Tröstende «Gastfreundschaften». Seit 2011 hatte das Ehepaar den Familienbetrieb geführt. 2017 haben sie ihn ihren Eltern abgekauft, später baulich erweitert: «Ein kleines Paradies mitsamt vieler Lebensträume und Kindheitserinnerungen wurde weggefegt, unser Daheim», sagt Esther Bellwald. Sie berichtet vom engen Kontakt, den sie in diesen schwierigen Zeiten mit ihren Mitarbeitern pflegt: «Wir sehen uns da weiterhin in der Verantwortung.» Die Gastgeberin berichtet auch von der Kundschaft, die sich mit solidarischen Worten gemeldet habe. Was zugleich tröstlich und schmerzvoll gewesen sei. Auf der Homepage des Restaurants steht aktuell: «Ihnen, liebe Gäste, danken wir für Ihre langjährigen Gastfreundschaften und Erinnerungen.»
Das Restaurant Nest- und Bietschhorn: Hier wurden Gastfreundschaften gepflegt.
Von dieser Idylle ist nichts übrig geblieben: das Hotel im Weiler Ried im Lötschental.
Traum erfüllt: Brot- und Patisseriekurs. Die Zukunft bleibt für die ehemaligen Betreiber des Punkterestaurants offen und ungewiss. Immerhin zeigen sich rund zwei Monate nach dem Unglück kleine Lichtblicke. Ende Juni zum Beispiel hat Laurent Huber einen Kurs zum Thema «Pain et Viennoiseries» an der renommierten Ecole Lenotre in Paris absolviert. «Ein lang gehegter Traum, der sich jetzt so kurzfristig verwirklichen liess», meint der Koch aus Leidenschaft. Wie hat er sich nur wenige Tage nach nach dem Bergsturz gegenüber dem «Walliser Bote» ausgedrückt? «Esther kann viel und ist in allem gut – ich kann nur kochen.»

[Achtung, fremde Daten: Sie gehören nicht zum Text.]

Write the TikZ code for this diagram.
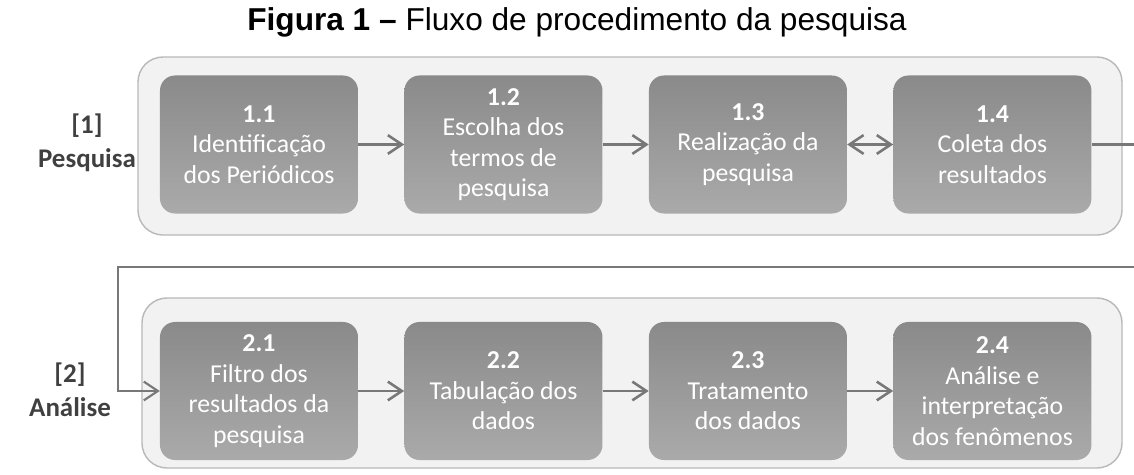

Reise in den Norden – und dann weitergehen. Zurzeit, dies eine weitere positive Nachricht, reist das Paar mitsamt ihren zwei Kindern mit einem Campingbus in den Norden Europas: «Wir freuen uns darauf», sagt Bellwald vor der Reise, die Distanz zu den Geschehnissen schaffen soll. «Danach werden wir uns wieder unserer neuen Realität annähern und Schritt für Schritt weitergehen.» Man kann der ganzen Familie dabei nur Glück und Kraft wünschen.